While we, as a society, like to claim we are a Christian nation, our actions and lack of action show this to be a lie.
But it doesn’t have to be this way. It never does. Jesus doesn’t call us to accept the status quo – to be unimaginative. Rather, we are called to holy imagination – to seeing the vision that Jesus has for the world. A world in which people don’t die because of gun violence. It’s possible. It doesn’t even take all that much imagination or creativity really. It mostly takes an unwillingness to accept that gun violence takes place every day and is normal. It takes an unwillingness to accept the death toll. It takes an unwillingness to sacrifice people at the altar of an idol for the sake of some object and the false association that is placed on it – that it somehow represents our freedom. Guns are not our freedom. They aren’t our saviors either. Guns are an object that are supposed to serve us, not the object of our worship and sacrifice.
Thank you for these powerful words. Makes me wonder, despite my self assurances to the contrary, how complicit I remain in this false idol worship and upholding of the deplorable status quo.
I question this about myself often. Here’s the thing about these idols, remember, like all systems, we are a part of them and can’t control them. We are captive to them and cannot free ourselves. We can only act because God gives us what we need to act in response to what God has already done. In the case of gun violence, I think that response from us is to raise the issue and ask if something better could exist – and if so, what and how do we get there. I think fighting about guns is the wrong approach. Lost in the debate is any vision of what society can be. We’ve made guns into a sacred and holy thing in this country and we suffer as a result of that.
I think you have a valid point concerning people that are killing other people with guns.
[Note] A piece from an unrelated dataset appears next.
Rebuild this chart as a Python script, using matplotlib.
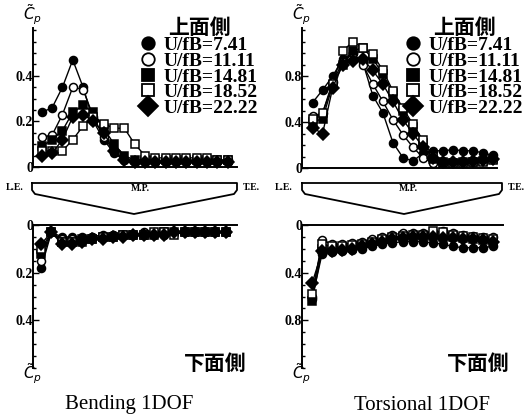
import matplotlib
matplotlib.use("Agg")
import matplotlib.pyplot as plt
from matplotlib.lines import Line2D
from matplotlib.font_manager import FontProperties
from matplotlib.ticker import MultipleLocator
import numpy as np

# pressure tap index (L.E. -> T.E.)
taps = np.arange(19)
labels = ["U/fB=7.41", "U/fB=11.11", "U/fB=14.81", "U/fB=18.52", "U/fB=22.22"]

# Bending 1DOF, upper surface
bend_up_741 = [0.24, 0.26, 0.35, 0.47, 0.35, 0.20, 0.12, 0.06, 0.03, 0.02, 0.02, 0.02, 0.02, 0.02, 0.02, 0.02, 0.02, 0.02, 0.02]
bend_up_1111 = [0.13, 0.14, 0.23, 0.35, 0.34, 0.22, 0.13, 0.07, 0.03, 0.02, 0.02, 0.02, 0.02, 0.03, 0.03, 0.03, 0.03, 0.03, 0.03]
bend_up_1481 = [0.09, 0.12, 0.16, 0.24, 0.27, 0.24, 0.17, 0.10, 0.05, 0.03, 0.03, 0.03, 0.03, 0.03, 0.03, 0.03, 0.03, 0.03, 0.03]
bend_up_1852 = [0.07, 0.07, 0.07, 0.12, 0.18, 0.22, 0.19, 0.17, 0.17, 0.10, 0.05, 0.04, 0.04, 0.04, 0.04, 0.04, 0.04, 0.03, 0.03]
bend_up_2222 = [0.05, 0.06, 0.12, 0.22, 0.23, 0.20, 0.15, 0.07, 0.03, 0.02, 0.02, 0.02, 0.02, 0.02, 0.02, 0.02, 0.02, 0.02, 0.02]

# Bending 1DOF, lower surface
bend_lo_741 = [0.18, 0.03, 0.05, 0.05, 0.05, 0.05, 0.04, 0.04, 0.04, 0.04, 0.04, 0.04, 0.04, 0.03, 0.03, 0.03, 0.03, 0.03, 0.03]
bend_lo_1111 = [0.15, 0.03, 0.06, 0.06, 0.06, 0.05, 0.05, 0.04, 0.04, 0.04, 0.03, 0.03, 0.03, 0.03, 0.03, 0.03, 0.03, 0.03, 0.03]
bend_lo_1481 = [0.12, 0.03, 0.07, 0.07, 0.06, 0.06, 0.05, 0.05, 0.04, 0.04, 0.04, 0.04, 0.03, 0.03, 0.03, 0.03, 0.03, 0.03, 0.03]
bend_lo_1852 = [0.10, 0.03, 0.07, 0.07, 0.07, 0.06, 0.05, 0.05, 0.04, 0.04, 0.04, 0.03, 0.03, 0.04, 0.03, 0.03, 0.03, 0.03, 0.03]
bend_lo_2222 = [0.08, 0.03, 0.08, 0.08, 0.07, 0.06, 0.06, 0.05, 0.05, 0.04, 0.04, 0.04, 0.04, 0.03, 0.03, 0.03, 0.03, 0.03, 0.03]

# Torsional 1DOF, upper surface
tors_up_741 = [0.57, 0.68, 0.80, 0.95, 1.00, 0.92, 0.63, 0.48, 0.22, 0.09, 0.06, 0.13, 0.15, 0.15, 0.16, 0.15, 0.15, 0.13, 0.11]
tors_up_1111 = [0.45, 0.48, 0.75, 0.92, 1.00, 0.90, 0.73, 0.58, 0.42, 0.29, 0.18, 0.09, 0.04, 0.04, 0.05, 0.05, 0.06, 0.07, 0.08]
tors_up_1481 = [0.40, 0.43, 0.72, 0.90, 1.02, 1.05, 0.95, 0.82, 0.65, 0.50, 0.36, 0.22, 0.08, 0.04, 0.04, 0.05, 0.05, 0.06, 0.08]
tors_up_1852 = [0.43, 0.48, 0.73, 1.02, 1.10, 1.05, 0.99, 0.85, 0.67, 0.52, 0.38, 0.24, 0.10, 0.05, 0.04, 0.04, 0.05, 0.05, 0.07]
tors_up_2222 = [0.35, 0.30, 0.70, 0.90, 0.93, 0.95, 0.85, 0.73, 0.58, 0.42, 0.30, 0.18, 0.09, 0.05, 0.05, 0.05, 0.06, 0.07, 0.08]

# Torsional 1DOF, lower surface
tors_lo_741 = [0.62, 0.24, 0.23, 0.22, 0.21, 0.20, 0.18, 0.16, 0.15, 0.14, 0.14, 0.14, 0.15, 0.16, 0.18, 0.19, 0.19, 0.19, 0.18]
tors_lo_1111 = [0.60, 0.13, 0.16, 0.16, 0.15, 0.14, 0.12, 0.10, 0.08, 0.07, 0.07, 0.07, 0.06, 0.05, 0.07, 0.08, 0.09, 0.10, 0.10]
tors_lo_1481 = [0.64, 0.20, 0.21, 0.20, 0.19, 0.17, 0.15, 0.13, 0.11, 0.10, 0.10, 0.09, 0.09, 0.10, 0.10, 0.11, 0.12, 0.13, 0.14]
tors_lo_1852 = [0.58, 0.16, 0.18, 0.18, 0.17, 0.16, 0.14, 0.12, 0.10, 0.09, 0.08, 0.08, 0.05, 0.06, 0.08, 0.09, 0.10, 0.11, 0.12]
tors_lo_2222 = [0.49, 0.22, 0.22, 0.21, 0.20, 0.18, 0.16, 0.14, 0.12, 0.11, 0.10, 0.10, 0.10, 0.11, 0.11, 0.12, 0.12, 0.13, 0.14]

bend_up = [bend_up_741, bend_up_1111, bend_up_1481, bend_up_1852, bend_up_2222]
bend_lo = [bend_lo_741, bend_lo_1111, bend_lo_1481, bend_lo_1852, bend_lo_2222]
tors_up = [tors_up_741, tors_up_1111, tors_up_1481, tors_up_1852, tors_up_2222]
tors_lo = [tors_lo_741, tors_lo_1111, tors_lo_1481, tors_lo_1852, tors_lo_2222]

markers = ["o", "o", "s", "s", "D"]
faces = ["black", "white", "black", "white", "black"]

serif = "Liberation Serif"
cjk = FontProperties(family="Noto Sans CJK JP", weight="bold", size=15)
W, H = 525, 420

fig = plt.figure(figsize=(5.25, 4.2), dpi=100)


def px_axes(x0, x1, y_top, y_bot):
  return fig.add_axes([x0 / W, 1 - y_bot / H, (x1 - x0) / W, (y_bot - y_top) / H])


def style(ax, minor, upper):
  for s in ["right", "top", "bottom", "left"]:
    ax.spines[s].set_visible(False)
  ax.spines["left"].set_visible(True)
  ax.spines["bottom" if upper else "top"].set_visible(True)
  for s in ax.spines.values():
    s.set_linewidth(1.4)
  ax.yaxis.set_minor_locator(MultipleLocator(minor))
  ax.tick_params(axis="y", which="both", direction="in", width=1.0, pad=0)
  ax.tick_params(axis="y", which="major", length=4)
  ax.tick_params(axis="y", which="minor", length=2.5)
  ax.set_xticks([])
  for t in ax.get_yticklabels():
    t.set_fontfamily(serif)
    t.set_fontweight("bold")
    t.set_fontsize(10)


def draw(ax, data, ms=5.8):
  for vals, m, fc in zip(data, markers, faces):
    ax.plot(taps, vals, color="black", lw=1.0, marker=m, ms=ms if m != "D" else ms + 0.5,
            mfc=fc, mec="black", mew=1.1, clip_on=False)


# upper panels
ax1 = px_axes(33, 237, 28, 167)
draw(ax1, bend_up)
ax1.set_xlim(-0.85, 18.9)
ax1.set_ylim(0, 0.61)
ax1.set_yticks([0, 0.2, 0.4], ["0", "0.2", "0.4"])
style(ax1, 0.05, True)

ax2 = px_axes(302, 497, 28, 168)
draw(ax2, tors_up)
ax2.set_xlim(-1.05, 18.35)
ax2.set_ylim(0, 1.22)
ax2.set_yticks([0, 0.4, 0.8], ["0", "0.4", "0.8"])
style(ax2, 0.1, True)

# lower panels (inverted)
ax3 = px_axes(33, 237, 225, 368)
draw(ax3, bend_lo)
ax3.set_xlim(-0.8, 19.1)
ax3.set_ylim(0.6, 0)
ax3.set_yticks([0, 0.2, 0.4], ["0", "0.2", "0.4"])
style(ax3, 0.05, False)

ax4 = px_axes(302, 503, 225, 368)
draw(ax4, tors_lo)
ax4.set_xlim(-1.0, 19.0)
ax4.set_ylim(1.2, 0)
ax4.set_yticks([0, 0.4, 0.8], ["0", "0.4", "0.8"])
style(ax4, 0.1, False)

# legends
handles = [Line2D([], [], ls="none", marker=m, ms=9 if m != "D" else 10, mfc=fc, mec="black", mew=1.3)
           for m, fc in zip(markers, faces)]
for ax, xr in [(ax1, 258), (ax2, 523)]:
  leg = ax.legend(handles, labels, loc="upper right", bbox_to_anchor=(xr / W, 1 - 17 / H),
                  bbox_transform=fig.transFigure, frameon=False, borderpad=0, borderaxespad=0,
                  handlelength=0.7, handletextpad=0.45, labelspacing=-0.1,
                  prop=FontProperties(family=serif, weight="bold", size=14),
                  title="上面側", title_fontproperties=cjk)
  leg._legend_box.sep = -1

# Cp labels
for x, y in [(33, 15), (302, 15), (33, 374), (302, 374)]:
  fig.text(x / W, 1 - y / H, r"$\tilde{C}_p$", fontsize=11, ha="center", va="center")

fig.text(215 / W, 1 - 363 / H, "下面側", fontproperties=cjk, ha="center", va="center")
fig.text(478 / W, 1 - 363 / H, "下面側", fontproperties=cjk, ha="center", va="center")

fig.text(129 / W, 1 - 405 / H, "Bending 1DOF", fontfamily=serif, fontsize=15, ha="center", va="center")
fig.text(422 / W, 1 - 405 / H, "Torsional 1DOF", fontfamily=serif, fontsize=15, ha="center", va="center")

# section sketch between the panels
for x0, x1, xm, le_x, te_x in [(32, 237, 134, 15, 251), (302, 502, 404, 284, 516)]:
  xs = np.array([x0, x0, x0 + 3, xm, x1 - 3, x1, x1, x0]) / W
  ys = 1 - np.array([183, 190, 194, 214, 194, 190, 183, 183]) / H
  fig.add_artist(Line2D(xs, ys, color="black", lw=1.3))
  fig.text(le_x / W, 1 - 188 / H, "L.E.", fontfamily=serif, fontweight="bold", fontsize=7, ha="center", va="center")
  fig.text(te_x / W, 1 - 188 / H, "T.E.", fontfamily=serif, fontweight="bold", fontsize=7, ha="center", va="center")
  fig.text((x0 + x1) / 2 / W + 6 / W, 1 - 189 / H, "M.P.", fontfamily=serif, fontweight="bold", fontsize=7, ha="center", va="center")

fig.savefig("out.png", dpi=100)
I fail to see how this logic applies to the millions of people & guns that have never committed one, single, act of violence against anyone. Blanket statements like the one you are making would suggest that a person like myself believes in blood sacrifices because I have guns? Not only do I feel that it’s unfair & certainly not accurate, but judge mental on your part as well.
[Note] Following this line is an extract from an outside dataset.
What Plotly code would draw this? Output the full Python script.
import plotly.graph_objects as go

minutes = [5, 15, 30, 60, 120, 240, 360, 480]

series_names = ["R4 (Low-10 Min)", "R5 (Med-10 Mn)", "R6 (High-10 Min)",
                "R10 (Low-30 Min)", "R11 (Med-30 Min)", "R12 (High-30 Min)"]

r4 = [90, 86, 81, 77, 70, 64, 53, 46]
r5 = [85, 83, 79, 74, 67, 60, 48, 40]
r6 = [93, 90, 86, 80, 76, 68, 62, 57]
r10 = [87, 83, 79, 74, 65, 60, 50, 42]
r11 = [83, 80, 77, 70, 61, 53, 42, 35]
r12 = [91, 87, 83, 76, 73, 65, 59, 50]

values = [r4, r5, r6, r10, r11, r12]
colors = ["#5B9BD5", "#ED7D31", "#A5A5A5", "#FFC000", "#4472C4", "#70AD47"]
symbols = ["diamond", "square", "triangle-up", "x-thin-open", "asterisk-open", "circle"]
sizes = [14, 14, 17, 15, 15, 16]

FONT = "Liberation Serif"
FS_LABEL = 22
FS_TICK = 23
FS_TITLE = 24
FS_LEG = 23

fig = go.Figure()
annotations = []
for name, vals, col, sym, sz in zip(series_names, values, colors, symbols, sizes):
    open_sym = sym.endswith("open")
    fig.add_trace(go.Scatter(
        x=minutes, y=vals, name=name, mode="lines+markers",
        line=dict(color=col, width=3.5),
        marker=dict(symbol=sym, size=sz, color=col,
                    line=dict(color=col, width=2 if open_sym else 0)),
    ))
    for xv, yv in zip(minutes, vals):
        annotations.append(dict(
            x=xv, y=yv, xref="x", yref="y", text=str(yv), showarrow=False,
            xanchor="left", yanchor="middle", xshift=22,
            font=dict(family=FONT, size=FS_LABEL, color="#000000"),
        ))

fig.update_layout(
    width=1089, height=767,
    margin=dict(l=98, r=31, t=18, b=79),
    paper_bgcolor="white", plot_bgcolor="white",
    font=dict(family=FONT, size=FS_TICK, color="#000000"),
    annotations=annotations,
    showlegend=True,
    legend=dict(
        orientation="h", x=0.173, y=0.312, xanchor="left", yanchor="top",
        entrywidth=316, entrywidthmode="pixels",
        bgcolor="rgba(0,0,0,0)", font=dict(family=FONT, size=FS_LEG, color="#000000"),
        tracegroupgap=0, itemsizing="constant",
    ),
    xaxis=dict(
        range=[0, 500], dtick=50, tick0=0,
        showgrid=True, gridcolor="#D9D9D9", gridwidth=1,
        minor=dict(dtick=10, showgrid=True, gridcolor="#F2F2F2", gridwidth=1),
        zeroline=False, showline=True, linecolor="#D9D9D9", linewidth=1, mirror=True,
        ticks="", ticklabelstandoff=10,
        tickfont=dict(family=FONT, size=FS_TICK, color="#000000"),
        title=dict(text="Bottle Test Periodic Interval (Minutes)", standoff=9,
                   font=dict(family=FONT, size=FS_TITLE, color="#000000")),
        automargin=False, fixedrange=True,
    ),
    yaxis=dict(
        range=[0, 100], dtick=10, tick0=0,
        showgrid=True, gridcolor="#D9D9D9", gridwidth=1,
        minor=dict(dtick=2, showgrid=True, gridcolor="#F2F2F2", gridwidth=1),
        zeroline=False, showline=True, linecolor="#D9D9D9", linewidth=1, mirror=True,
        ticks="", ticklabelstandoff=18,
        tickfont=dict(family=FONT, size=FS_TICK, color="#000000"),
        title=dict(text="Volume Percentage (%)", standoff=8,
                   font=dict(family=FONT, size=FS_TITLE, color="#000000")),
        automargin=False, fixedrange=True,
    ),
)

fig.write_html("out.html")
Jason, thanks for reading my blog post and for your comments. I mean that sincerely. I’d like to clarify a few things. I’m talking on a societal level, rather than an individual level in my post. Those are two different things, but related. I wasn’t addressing the individual actions because I think that ends up being the primary focus of the gun debate and I think that it is ultimately unhelpful. It’s a big reason for me of why we haven’t made any progress on this topic. To often it ends up going into unhelpful directions where people don’t like to be equated with those who commit crimes. I get that. That makes sense – who would? And yet, it ends up becoming the excuse for why nothing changes. If all that matters is individual actions, then we’ll never make a significant change that is needed as a society. There is more than just individual actions. My focus is on the societal system that exists that holds us all in bondage – regardless of whether we own a gun or not. We are all impacted. We all contribute to it. And we cannot escape it. This is the conversation that isn’t happening, because we have people who are talking past each other. That’s the level that I was addressing. That’s why I used the terminology of an idol and blood sacrifice. It’s not the individual sin that I’m talking about. It’s the societal system. In a sense this is no different than other idols that we, as a society, sacrifice so much to – money, sex, work, etc. Does that make sense?
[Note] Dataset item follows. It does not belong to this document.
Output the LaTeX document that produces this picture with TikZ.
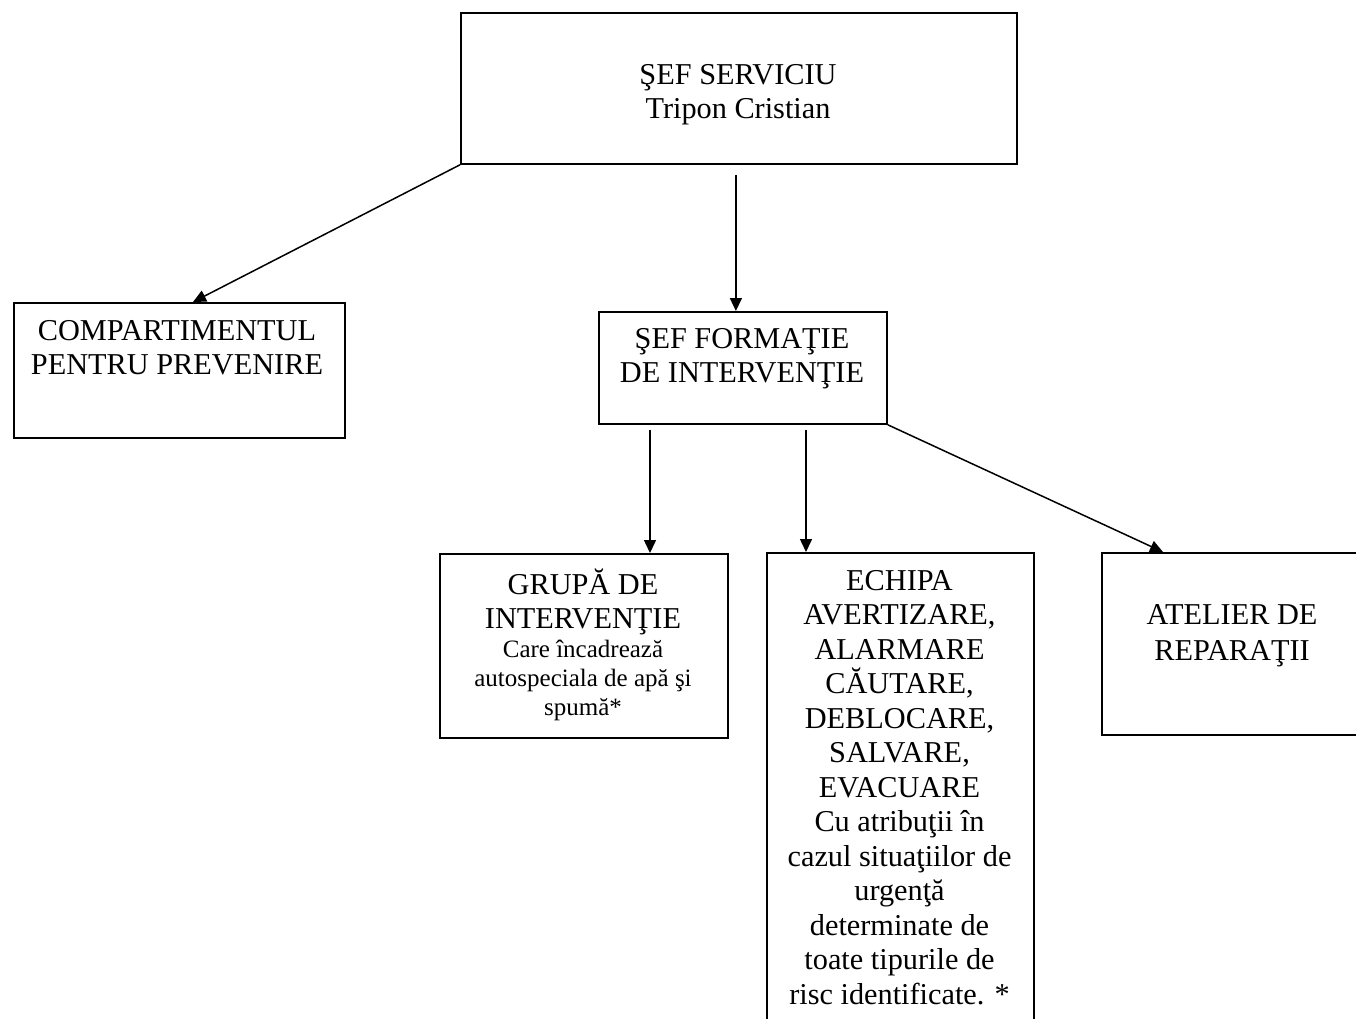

That explanation does make more sense to me. I apologize for the inference in my statement- I am going through a major life change right now & am trying to weed through political rhetoric as I stand in the middle trying to make an informed decision. I’m starting to think that on some topics, I will never reach a concrete decision & must accept it as such. I have a natural need to take things to its worst case scenario- such as hearing the term, “gun-control”. For some reason when I hear it, I jump to the conclusion & picture some type of law enforcement coming to my home & confiscating my legally purchased, never committed a crime with guns, through some type of martial law declaration. I realize that some could point to me & claim idolatry for my guns, I have certainly adjusted my thinking from such a claim – trying to look at it from that perspective & making adjustments if I think the Lord deemed necessary. My selfishness wants to point 2 fingers back & claim judgment from those who make such a claim but also see the hypocrisy in such a point.
#happilyconfused
Jason, Thank you for your reply and your honesty and vulnerability. I greatly appreciate that. I think some of the challenge that I face is that our society is so dualistic in it’s mode of operation – that there are only two options available (an all or nothing type of thing). I don’t buy into that way of thinking. I think it is detrimental and misses so much creativity and is very limiting. Which is why we have large problems. Large problems need creative thinking that goes beyond two concrete options. It requires different ways of thinking, asking questions, and sitting in uncertainty. Why couldn’t there be the option to own guns and yet do something that reduces the number of people who are killed. I think there can be such a way. I don’t know what that is, but if I assumed that the status quo, with all of its death, were the only option, then what a depressing world that is. That is not life. That’s not faith. That’s death. And we aren’t called to that. We are called to imaginative faith. We are made in the image and likeness of God – who is a creator, and an imaginative one at that. And has instilled in us the ability to create – in this case create societies that are better than what we experience. Societies that are life giving, not life taking. This is what I mean when I say that the debate is worthless when it is only about individual actions and about guns. What do we envision for our society? If someone is more valuable than that, then it is our idol that we protect – regardless of whether we are talking about guns, money, work, relationships, etc.